A determinant value $D^*$ cannot be called an adjugate matrix.

Notation det(A) crosses language barriers. Notation D depends on the English sentence defining it.--Gbgustafson (talk) 03:27,29 October 2019 (EST)

But this is an English language website, I don't understand what you mean. --prime mover (talk) 04:09, 29 October 2019 (EDT)

If $D=0$ (1x1 matrix), then $D^{n-1}$ is $0^0$. What is true: $\det \paren { \adj {A} } \det \paren {A} = \paren{ \det \paren {A} }^n$.

The proof:

One tool is the adjugate identity: $\adj {A} \, A = A \, \adj {A} = \det \paren {A} I$, valid for any square matrix $A$.

Another tool is the determinant product theorem $\det \paren {EF} = \det \paren {E} \det \paren {F}$.

Equalities $\det \paren { c X } = \det \paren { \paren {c I} X} = \det \paren {cI} \det \paren {X} = c^n \det \paren {X}$ apply.

--Gbgustafson (talk) 03:27, 29 October 2019 (EST)

But this is an English language website, I don't understand what you mean. --prime mover (talk) 04:09, 29 October 2019 (EDT)

Foreign readers of proofWiki have minimal English skills, but they publish a gaggle of research in English.

Chinese reading $\det \paren {A}$ understand it. Their understanding declines with English sentences.

ProofWiki house style aids the deaf, whose English skills are usually impaired (Think: Oliver Heaviside).

House style aids the blind, who use a screen reader to audio app (Think: Bernard Morin).--Gbgustafson (talk) 06:27, 29 October 2019 (EST)

More on the proof in progress--Gbgustafson (talk) 03:27, 3 November 2019 (EST)

Theorem statement $D^* = D^{n-1}$ requires explanation for a $1\times 1$ matrix with $D=0$.

Proof details:

Let $D = \det \paren {A}$ with $D=0$ allowed.

Apply the determinant product theorem to adjugate identity $A \, \adj {A} = \adj {A} \, A = \det \paren {A} \, I$:

$(1)\quad \det \paren {A} \, \det \paren { \adj {A} } = \det \paren { \det \paren {A} \, I}$

On the right side of (1), factor $c = \det \paren {A}$ from each row, then:

$(2)\quad \det {A} \, \det \paren { \adj {A} } = c^n { \det \paren {I} }$

$(3)\quad D\, D^* = D^n \quad$ Use the theorem statement notation.

If $D \neq 0$, then divide by $D$ in (3) to finish the proof.

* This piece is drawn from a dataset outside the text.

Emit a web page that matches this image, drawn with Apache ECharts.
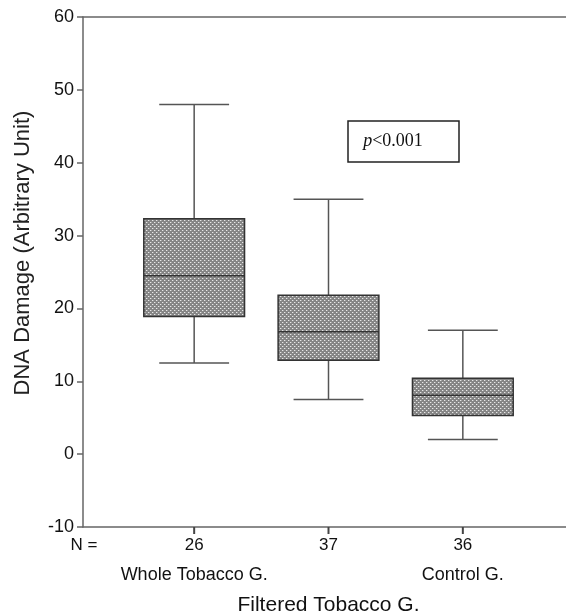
<!DOCTYPE html>
<html>
<head>
<meta charset="utf-8">
<script src="https://cdn.jsdelivr.net/npm/echarts@6/dist/echarts.min.js"></script>
<style>
  html, body { margin: 0; padding: 0; background: #fff; }
  #main { width: 566px; height: 615px; }
</style>
</head>
<body>
<div id="main"></div>
<script>
// groups and counts
var groups = ['Whole Tobacco G.', 'Filtered Tobacco G.', 'Control G.'];
var nCounts = [26, 37, 36];
// box statistics
var whiskerLow = [12.5, 7.5, 2.0];
var q1 = [18.9, 12.9, 5.3];
var median = [24.5, 16.8, 8.1];
var q3 = [32.3, 21.8, 10.4];
var whiskerHigh = [48, 35, 17];
var yMin = -10, yMax = 60;

var chart = echarts.init(document.getElementById('main'), null, { renderer: 'canvas' });

// crosshatch fill (grey with light dots)
var pat = document.createElement('canvas');
pat.width = 4;
pat.height = 4;
var pctx = pat.getContext('2d');
pctx.fillStyle = '#858585';
pctx.fillRect(0, 0, 4, 4);
pctx.fillStyle = '#e8e8e8';
pctx.fillRect(0, 0, 1, 1);
pctx.fillRect(2, 2, 1, 1);
pctx.fillStyle = '#a8a8a8';
pctx.fillRect(1, 0, 1, 1);
pctx.fillRect(3, 2, 1, 1);

var boxData = groups.map(function (g, i) {
  return [i, whiskerLow[i], q1[i], median[i], q3[i], whiskerHigh[i]];
});
var tickData = groups.map(function (g, i) { return [i, yMin]; });

var font = '"Liberation Sans", Arial, sans-serif';

var option = {
  backgroundColor: '#fff',
  animation: false,
  grid: [
    { left: 83, right: 0, top: 17, bottom: 88, outerBoundsMode: 'none', containLabel: false },
    { left: 127, width: 403, top: 17, bottom: 88, outerBoundsMode: 'none', containLabel: false }
  ],
  xAxis: [
    {
      type: 'value', gridIndex: 0, min: 0, max: 1,
      axisLine: { show: true, onZero: false, lineStyle: { color: '#666', width: 1.5 } },
      axisTick: { show: false }, axisLabel: { show: false }, splitLine: { show: false }
    },
    {
      type: 'value', gridIndex: 0, min: 0, max: 1, position: 'top',
      axisLine: { show: true, onZero: false, lineStyle: { color: '#666', width: 1.5 } },
      axisTick: { show: false }, axisLabel: { show: false }, splitLine: { show: false }
    },
    {
      type: 'category', gridIndex: 1, data: groups, position: 'bottom',
      axisLine: { show: false, onZero: false },
      axisTick: { show: false },
      axisLabel: {
        margin: 3,
        interval: 0,
        fontFamily: font,
        fontSize: 17,
        color: '#111',
        lineHeight: 30,
        formatter: function (v, i) {
          if (i === 1) return nCounts[i] + '\n\n{big|' + v + '}';
          return nCounts[i] + '\n{mid|' + v + '}';
        },
        rich: {
          mid: { fontFamily: font, fontSize: 18, color: '#111', lineHeight: 30 },
          big: { fontFamily: font, fontSize: 21, color: '#111', lineHeight: 30 }
        }
      }
    }
  ],
  yAxis: [
    {
      type: 'value', gridIndex: 0, min: yMin, max: yMax, interval: 10,
      axisLine: { show: true, lineStyle: { color: '#666', width: 1.5 } },
      axisTick: { show: true, length: 6, lineStyle: { color: '#666', width: 1.5 } },
      axisLabel: { fontFamily: font, fontSize: 18, color: '#111', margin: 9 },
      splitLine: { show: false }
    },
    {
      type: 'value', gridIndex: 1, min: yMin, max: yMax, interval: 10, show: false
    }
  ],
  graphic: [
    {
      type: 'text', x: 23, y: 253, rotation: Math.PI / 2,
      style: {
        text: 'DNA Damage (Arbitrary Unit)', fontFamily: font, fontSize: 22, fill: '#222',
        align: 'center', verticalAlign: 'middle'
      }
    },
    {
      type: 'text', x: 84, y: 545,
      style: { text: 'N =', fontFamily: font, fontSize: 17, fill: '#111', align: 'center', verticalAlign: 'middle' }
    },
    {
      type: 'rect', shape: { x: 348, y: 121, width: 111, height: 41 },
      style: { fill: '#fff', stroke: '#222', lineWidth: 1.5 }
    },
    {
      type: 'text', x: 393, y: 141,
      style: {
        text: '{i|p}{n|<0.001}', align: 'center', verticalAlign: 'middle',
        rich: {
          i: { fontFamily: '"Liberation Serif", serif', fontStyle: 'italic', fontSize: 18, fill: '#111' },
          n: { fontFamily: '"Liberation Serif", serif', fontSize: 18, fill: '#111' }
        }
      }
    }
  ],
  series: [
    {
      type: 'custom',
      xAxisIndex: 2,
      yAxisIndex: 1,
      clip: false,
      data: boxData,
      encode: { x: 0, y: [1, 2, 3, 4, 5] },
      renderItem: function (params, api) {
        var i = api.value(0);
        var x = api.coord([i, 0])[0];
        var lo = api.coord([i, api.value(1)])[1];
        var b1 = api.coord([i, api.value(2)])[1];
        var md = api.coord([i, api.value(3)])[1];
        var b3 = api.coord([i, api.value(4)])[1];
        var hi = api.coord([i, api.value(5)])[1];
        var band = api.size([1, 0])[0];
        var bw = band * 0.75;
        var cw = band * 0.52;
        var ws = { stroke: '#555', lineWidth: 1.5 };
        return {
          type: 'group',
          children: [
            { type: 'line', shape: { x1: x, y1: hi, x2: x, y2: b3 }, style: ws },
            { type: 'line', shape: { x1: x, y1: b1, x2: x, y2: lo }, style: ws },
            { type: 'line', shape: { x1: x - cw / 2, y1: hi, x2: x + cw / 2, y2: hi }, style: ws },
            { type: 'line', shape: { x1: x - cw / 2, y1: lo, x2: x + cw / 2, y2: lo }, style: ws },
            {
              type: 'rect',
              shape: { x: x - bw / 2, y: b3, width: bw, height: b1 - b3 },
              style: { fill: { image: pat, repeat: 'repeat' }, stroke: '#333', lineWidth: 1.5 }
            },
            { type: 'line', shape: { x1: x - bw / 2, y1: md, x2: x + bw / 2, y2: md }, style: { stroke: '#333', lineWidth: 1.5 } }
          ]
        };
      }
    },
    {
      // category ticks hanging below the x axis
      type: 'scatter',
      xAxisIndex: 2,
      yAxisIndex: 1,
      clip: false,
      silent: true,
      data: tickData,
      symbol: 'rect',
      symbolSize: [2, 7],
      symbolOffset: [0, 3.5],
      itemStyle: { color: '#444', opacity: 1 },
      z: 10
    }
  ]
};

chart.setOption(option);
</script>
</body>
</html>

If $D=0$, then by the adjugate identity $A \, \adj {A} = \paren {\det {A} }\, I$:

$(4)\quad \adj {A} \, A = \bszero \quad$ Symbol $\bszero$ is the zero matrix.

If $A = \bszero$, then $\adj {A} = \bszero$ implies $D^* = \det \paren { \adj {A} } = 0$.

If $A \neq \bszero$, then $\adj {A}\, A = \bszero$ implies the nullspace of $\adj {A}$ contains a nonzero vector.

Then $D^* = \det \paren { \adj {A} } = 0$ by the invertible matrix theorem.

$\Box$--Gbgustafson (talk) 03:32, 3 November 2019 (EST)

Detail about the nullspace of adj(A) --Gbgustafson (talk) 14:23, 8 March 2021 (UTC)

Assume $\det(A)=0$. Then $\adj(A) A = |A| I = \bszero$. Choose column $\vec{e}$ of the identity matrix to insure $\vec{x}=A\vec{e} \ne \vec{0}$. Then $\adj{ A }\vec{x}=\bszero \vec{e}=\vec{0}$ shows $\vec{x}$ is a nonzero vector in the nullspace of $\adj {A}$. This proves $\det \paren { {\adj {A} } }=0$.